神に十分喜んでいただくためには,親切を人格の一部にし,生活全体で示す必要があります。エホバは親切を「身に着け[る]」よう勧めておられます。(コロ 3:12)しかし,そうするのは簡単ではありません。内気だったり,自信がなかったり,反対に遭ったり,利己心が残っていたりし て,親切を示せないことがあります。ですから,聖霊に頼り,エホバの親切に倣うよう懸命に努力することが必要です。(コリ一 2:12)
では,どうすればもっと親切を示せるでしょうか。こう自問してください。「わたしは人の話を思いやり深く聞いているだろうか。他の人が何を必要としているかに気を配っているだろうか。最近,家族や親しい友人以外の人に親切にしただろうか」。こうしたことを考えた後,目標を持ちましょう。例えば,兄弟姉妹ともっとよく知り合うという目標です。そのような目標を持つと,他の人の状況や必要としている事柄が分かるようになります。それが分かったなら,自分だったらどうしてほしいかを考えて,それを実行します。(マタ 7:12)エホバの助けを求めることも忘れないでください。エホバは祈りに答え,親切を身に着ける努力を祝福してくださるでしょう。(ルカ 11:13)
親切は人々を引き寄せる
パウロは,自分が神の奉仕者として推薦する根拠の一つに「親切さ」を挙げました。(コリ二 6:3‐6)他の人への気遣いを親切な言葉と行ないで示しました。人々はそのようなパウロに引き寄せられました。(使徒 28:30,31)わたしたちも親切な行ないをするなら,人々を真理に引き寄せられるかもしれません。敵対的な人を含め,すべての人に親切を示しましょう。そうすれば,相手の心は和らぎ,敵意が消えるかもしれません。(ロマ 12:20)聖書に関心を持つようになることさえあります。
将来,地上のパラダイスで復活する大勢の人たちは,自分たちに示される本当の親切に感動するに違いありません。感謝の気持ちがわき,自分も他の人に親切を示したいと思うでしょう。親切を示さず,他の人を助けようとしない人は,神の王国のもとで永遠に生きることはできません。新しい世では,すべての人が愛と親切を示し合います。(詩 37:9‐11)そこは平和で安全な素晴らしい場所になることでしょう。しかし,親切を示すなら,今でも様々な祝福を得られます。
親切を示すことで得られる祝福
聖書には,「愛ある親切を抱いている人は自分の魂を豊かな報いをもって扱っている」と述べられています。(箴 11:17)人々は親切な人に引き寄せられ,そのような人に親切を示したいと思うものです。イエスはこう言いました。「あなた方が量り出しているその量りで,今度は人々があなた方に量り出してくれるのです」。(ルカ 6:38)親切な人はすぐに友を見つけ,友情を保つことができます。

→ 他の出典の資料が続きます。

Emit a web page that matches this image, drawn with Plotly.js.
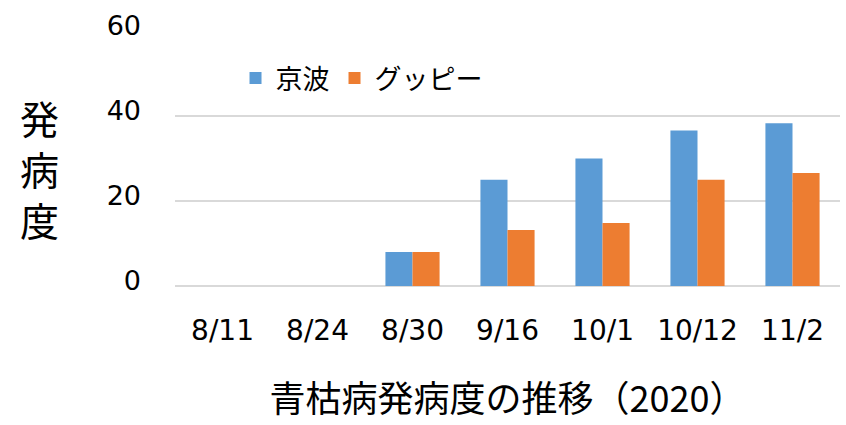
<!DOCTYPE html>
<html><head><meta charset="utf-8">
<script src="https://cdn.plot.ly/plotly-3.0.1.min.js"></script>
<style>body{margin:0;padding:0;background:#fff}#c{width:846px;height:425px}</style>
</head><body><div id="c"></div>
<script>
const categories = ["8/11","8/24","8/30","9/16","10/1","10/12","11/2"];
const kyonami = [0, 0, 8, 25, 30, 36.6, 38.3];
const guppy = [0, 0, 8, 13.2, 14.8, 25, 26.6];
const seriesNames = ["京波","グッピー"];
const yTicks = [0, 20, 40, 60];
const yTitleChars = ["発","病","度"];

const fontFam = '"DejaVu Sans", "Noto Sans CJK JP", sans-serif';
const cjkFam = '"Noto Sans CJK JP", "DejaVu Sans", sans-serif';

const traces = [
  {type:'bar', name:seriesNames[0], x:categories, y:kyonami,
   marker:{color:'#5B9BD5', line:{width:0}}},
  {type:'bar', name:seriesNames[1], x:categories, y:guppy,
   marker:{color:'#ED7D31', line:{width:0}}}
];

const titleY = [0.662, 0.463, 0.264];
const annotations = yTitleChars.map((ch, i) => ({
  text: ch, xref:'paper', yref:'paper', x:-0.2045, y:titleY[i],
  xanchor:'center', yanchor:'middle', showarrow:false,
  font:{family:cjkFam, size:39, color:'#000'}
}));

const layout = {
  width:846, height:425,
  margin:{l:175, r:6, t:31, b:139},
  paper_bgcolor:'#fff', plot_bgcolor:'#fff',
  barmode:'group', bargap:0.43, bargroupgap:0,
  font:{family:fontFam, size:28, color:'#000'},
  xaxis:{type:'category', showgrid:false, showline:false, zeroline:false,
         ticks:'', tickfont:{family:fontFam, size:28, color:'#000'}, ticklabelstandoff:25,
         title:{text:'青枯病発病度の推移（2020）', font:{family:cjkFam, size:36, color:'#000'}, standoff:40}},
  yaxis:{range:[0,60], tickvals:yTicks, showgrid:true, gridcolor:'#D9D9D9', gridwidth:1.5,
         zeroline:true, zerolinecolor:'#D9D9D9', zerolinewidth:1.5, showline:false,
         ticks:'', tickfont:{family:fontFam, size:27, color:'#000'}, ticklabelstandoff:33,
         ticklabelshift:-5},
  legend:{orientation:'h', x:0.091, y:0.814, xanchor:'left', yanchor:'middle',
          font:{family:cjkFam, size:27, color:'#000'}, bgcolor:'rgba(0,0,0,0)',
          tracegroupgap:0},
  annotations: annotations
};
Plotly.newPlot('c', traces, layout, {displayModeBar:false, staticPlot:true});
</script></body></html>
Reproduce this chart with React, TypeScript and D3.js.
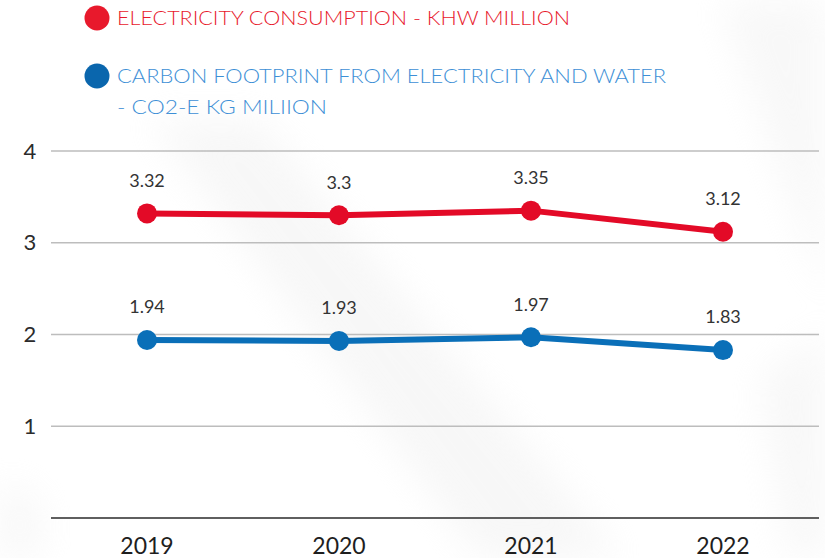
import React from "react";
import * as d3 from "d3";

const years = ["2019", "2020", "2021", "2022"];
const electricity = [3.32, 3.3, 3.35, 3.12];
const carbon = [1.94, 1.93, 1.97, 1.83];
const yTicks = [1, 2, 3, 4];
const legendElectricity = ["ELECTRICITY CONSUMPTION - KHW MILLION"];
const legendCarbon = ["CARBON FOOTPRINT FROM ELECTRICITY AND WATER", "- CO2-E KG MILIION"];

const W = 825;
const H = 558;
const RED = "#e30a27";
const BLUE = "#0a6fb8";
const FONT = "Lato, 'Open Sans', sans-serif";

export default function App() {
  const x = d3.scaleBand<string>().domain(years).range([51, 819]);
  const y = d3.scaleLinear().domain([0, 4]).range([518, 151]);
  const cx = (d: string) => (x(d) ?? 0) + x.bandwidth() / 2;
  const line = d3
    .line<number>()
    .x((_, i) => cx(years[i]))
    .y((v) => y(v));

  const series = [
    { values: electricity, color: RED },
    { values: carbon, color: BLUE },
  ];

  return (
    <svg
      width={W}
      height={H}
      style={{ position: "absolute", left: 0, top: 0, background: "#fff" }}
    >
      <defs>
        <filter id="blur" x="-50%" y="-50%" width="200%" height="200%">
          <feGaussianBlur stdDeviation="18" />
        </filter>
      </defs>
      <rect width={W} height={H} fill="#fff" />
      <g filter="url(#blur)" opacity="0.4">
        <polygon points="150,120 260,120 620,558 480,558" fill="#ececec" />
        <polygon points="720,0 825,0 825,300" fill="#eeeeee" />
        <polygon points="760,380 825,330 825,558 790,558" fill="#ededed" />
        <polygon points="0,480 40,500 40,558 0,558" fill="#ededed" />
      </g>

      {/* gridlines */}
      {yTicks.map((t) => (
        <line
          key={t}
          x1={51}
          x2={819}
          y1={y(t)}
          y2={y(t)}
          stroke="#bdbdbd"
          strokeWidth={1.5}
        />
      ))}
      <line x1={51} x2={819} y1={y(0)} y2={y(0)} stroke="#5f5f5f" strokeWidth={2} />

      {/* y tick labels */}
      {yTicks.map((t) => (
        <text
          key={t}
          x={30}
          y={y(t)}
          dy="0.35em"
          textAnchor="middle"
          fontFamily={FONT}
          fontSize={22}
          fill="#2b2b2b"
        >
          {t}
        </text>
      ))}

      {/* x labels */}
      {years.map((yr) => (
        <text
          key={yr}
          x={cx(yr)}
          y={546}
          dy="0.35em"
          textAnchor="middle"
          fontFamily={FONT}
          fontSize={23}
          fill="#1e1e1e"
        >
          {yr}
        </text>
      ))}

      {/* series */}
      {series.map((s, si) => (
        <g key={si}>
          <path
            d={line(s.values) ?? ""}
            fill="none"
            stroke={s.color}
            strokeWidth={6}
            strokeLinejoin="round"
          />
          {s.values.map((v, i) => (
            <circle key={i} cx={cx(years[i])} cy={y(v)} r={10} fill={s.color} />
          ))}
          {s.values.map((v, i) => (
            <text
              key={"l" + i}
              x={cx(years[i])}
              y={y(v) - 33}
              dy="0.35em"
              textAnchor="middle"
              fontFamily={FONT}
              fontSize={18}
              fill="#333"
            >
              {String(v)}
            </text>
          ))}
        </g>
      ))}

      {/* legend */}
      <circle cx={97} cy={18} r={12.5} fill="#e8192c" />
      <text
        x={117}
        y={18}
        dy="0.35em"
        fontFamily={FONT}
        fontWeight={300}
        fontSize={20}
        fill="#e8192c"
        textLength={453}
        lengthAdjust="spacingAndGlyphs"
      >
        {legendElectricity[0]}
      </text>
      <circle cx={97} cy={76} r={12.5} fill="#0a66ad" />
      <text
        x={117}
        y={76}
        dy="0.35em"
        fontFamily={FONT}
        fontWeight={300}
        fontSize={20}
        fill="#3d8fd6"
        textLength={549}
        lengthAdjust="spacingAndGlyphs"
      >
        {legendCarbon[0]}
      </text>
      <text
        x={117}
        y={107}
        dy="0.35em"
        fontFamily={FONT}
        fontWeight={300}
        fontSize={20}
        fill="#3d8fd6"
        textLength={210}
        lengthAdjust="spacingAndGlyphs"
      >
        {legendCarbon[1]}
      </text>
    </svg>
  );
}
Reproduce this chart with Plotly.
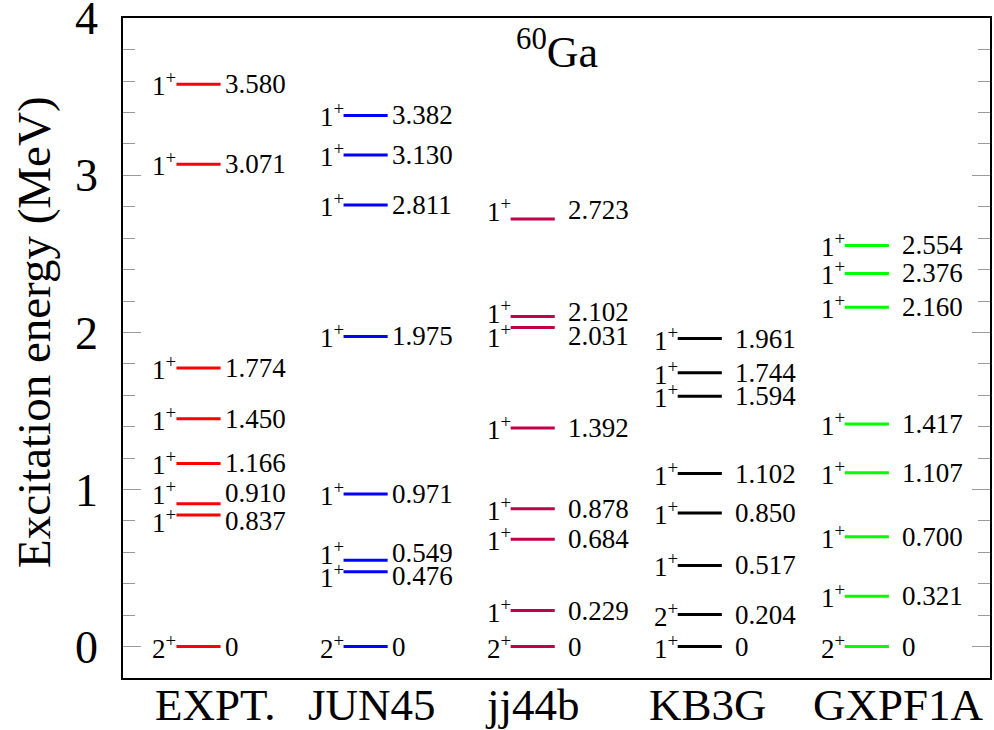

使徒パウロはエフェソス会衆の人たちにこう勧めました。「互いに親切にし,優しい同情心を示し,……互いに惜しみなく許し合いなさい」。(エフェ 4:32)みんなが親切で思いやり深く,他の人を進んで助けようとするなら,会衆は素晴らしい場所になります。だれもきついことを言ったり,厳しく批判したり,嫌味を言ったりしません。人を傷つけるうわさ話を広めたりせず,他の人を助ける言葉を語ります。(箴 12:18)その結果,兄弟姉妹は喜んでエホバに仕えることができます。
親切は言葉と行ないに表われます。親切を示すなら,エホバの優しさや寛大さに倣っていることになります。(エフェ 5:1)会衆を強め,人々を清い崇拝に引き寄せることができます。いつも親切を示す人として知られるようになりましょう。
^ 13節 善良については,神の聖霊の実に関するこのシリーズ記事で今後取り上げられます。